Voz da experiência

Morte de jornalista: federalizar apuração

Setores da opinião pública estão pedindo a federalização das investigações destinadas a apurar o assassinato do Jornalista Décio Sá, morto a tiros no dia
vinte e três de abril passado, quando estava num bar, em São Luís, após ter deixado a redação do jornal “O Estado do Maranhão”.

A federalização da competência para julgamento dos crimes contra os direitos humanos está inserida num sistema de cooperação de competências jurisdicionais
desencadeada em determinadas situações, quando as instâncias de poder dos entes subnacionais (Estados e Distrito Federal) se revelam insuficientes para
cumprir os objetivos inscritos na Constituição Federal. (Simone Schreiber e Flávio Dino de Castro e Costa).

Aqueles que, no campo doutrinário, opõem-se ao “deslocamento de competência” afirmam que a medida seria desnecessária porque existem na Constituição
mecanismos que atenderiam os fins colimados: cooperação da Polícia Federal nas investigações; desaforamento na hipótese de suspeição sobre a imparcialidade
do júri; intervenção federal no Estado-membro. Parece-lhes que este instituto fere princípios jurídicos relevantes: o do pacto federativo; o do juiz
natural; o da legalidade; o que proíbe o pré-julgamento.

A meu ver as objeções não procedem.

A cooperação da Polícia Federal nas investigações é muito mais limitada do que o deslocamento da competência jurisdicional.
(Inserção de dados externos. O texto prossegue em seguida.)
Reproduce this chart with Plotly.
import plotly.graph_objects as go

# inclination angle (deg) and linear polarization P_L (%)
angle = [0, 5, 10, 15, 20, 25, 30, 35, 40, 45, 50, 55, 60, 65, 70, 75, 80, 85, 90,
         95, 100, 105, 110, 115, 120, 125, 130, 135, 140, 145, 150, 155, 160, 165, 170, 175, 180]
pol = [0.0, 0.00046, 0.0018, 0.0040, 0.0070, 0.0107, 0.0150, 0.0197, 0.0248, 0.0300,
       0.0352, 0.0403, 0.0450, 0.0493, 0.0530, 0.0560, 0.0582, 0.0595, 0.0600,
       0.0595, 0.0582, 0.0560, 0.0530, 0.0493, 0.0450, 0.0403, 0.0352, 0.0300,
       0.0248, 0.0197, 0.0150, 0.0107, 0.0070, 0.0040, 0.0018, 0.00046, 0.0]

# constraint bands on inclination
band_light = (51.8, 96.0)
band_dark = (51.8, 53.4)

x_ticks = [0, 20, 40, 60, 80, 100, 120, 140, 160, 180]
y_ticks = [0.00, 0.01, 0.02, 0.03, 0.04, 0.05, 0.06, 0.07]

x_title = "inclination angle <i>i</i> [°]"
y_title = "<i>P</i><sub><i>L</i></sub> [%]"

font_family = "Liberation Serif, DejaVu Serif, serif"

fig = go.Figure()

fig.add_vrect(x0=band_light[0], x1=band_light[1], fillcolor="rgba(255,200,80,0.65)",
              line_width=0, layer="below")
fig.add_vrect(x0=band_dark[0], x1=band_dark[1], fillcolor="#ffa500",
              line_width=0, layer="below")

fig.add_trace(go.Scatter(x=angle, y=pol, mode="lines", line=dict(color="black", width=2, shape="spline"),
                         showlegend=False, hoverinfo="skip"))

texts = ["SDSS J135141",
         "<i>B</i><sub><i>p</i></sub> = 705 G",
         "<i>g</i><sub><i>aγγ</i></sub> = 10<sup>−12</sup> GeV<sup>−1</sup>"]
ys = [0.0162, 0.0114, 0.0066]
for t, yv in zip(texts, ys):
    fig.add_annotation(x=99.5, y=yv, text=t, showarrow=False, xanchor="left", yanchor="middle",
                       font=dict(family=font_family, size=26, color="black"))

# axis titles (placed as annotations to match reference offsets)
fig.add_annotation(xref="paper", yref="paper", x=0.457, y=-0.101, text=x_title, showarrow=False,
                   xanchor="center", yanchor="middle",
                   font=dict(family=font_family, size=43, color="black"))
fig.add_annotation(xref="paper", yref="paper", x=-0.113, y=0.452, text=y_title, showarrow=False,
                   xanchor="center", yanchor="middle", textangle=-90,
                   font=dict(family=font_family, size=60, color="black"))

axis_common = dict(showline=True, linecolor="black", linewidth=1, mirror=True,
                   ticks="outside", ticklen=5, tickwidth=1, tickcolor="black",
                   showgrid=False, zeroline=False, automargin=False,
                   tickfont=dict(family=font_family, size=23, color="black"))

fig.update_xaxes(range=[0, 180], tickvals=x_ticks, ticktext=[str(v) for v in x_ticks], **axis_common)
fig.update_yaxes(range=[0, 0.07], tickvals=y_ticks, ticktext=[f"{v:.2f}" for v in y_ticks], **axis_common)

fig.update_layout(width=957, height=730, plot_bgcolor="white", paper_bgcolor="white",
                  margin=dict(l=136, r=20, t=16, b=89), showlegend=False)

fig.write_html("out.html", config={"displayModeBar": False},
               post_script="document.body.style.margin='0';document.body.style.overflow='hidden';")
O desaforamento do júri tem a
ver apenas com a suspeição em nível territorial. A intervenção federal é muito mais ampla do que o simples deslocamento de competência numa hipótese
singular. Apelar para a intervenção federal seria, simbolicamente, buscar a UTI quando o pronto-socorro é suficiente.

O deslocamento de competência não despreza o pacto federativo. Se na transgressão aos direitos humanos é o Brasil, como Estado soberano, que responde
perante as Cortes Internacionais, não pode a União quedar-se inerte diante da responsabilidade de assegurar o império interno desses direitos.

O princípio do juiz natural só é rompido quando o órgão acusador escolhe o juízo para a tramitação da causa. Na hipótese em discussão, desloca-se apenas a
competência para a Justiça Federal, que não é um tribunal de exceção.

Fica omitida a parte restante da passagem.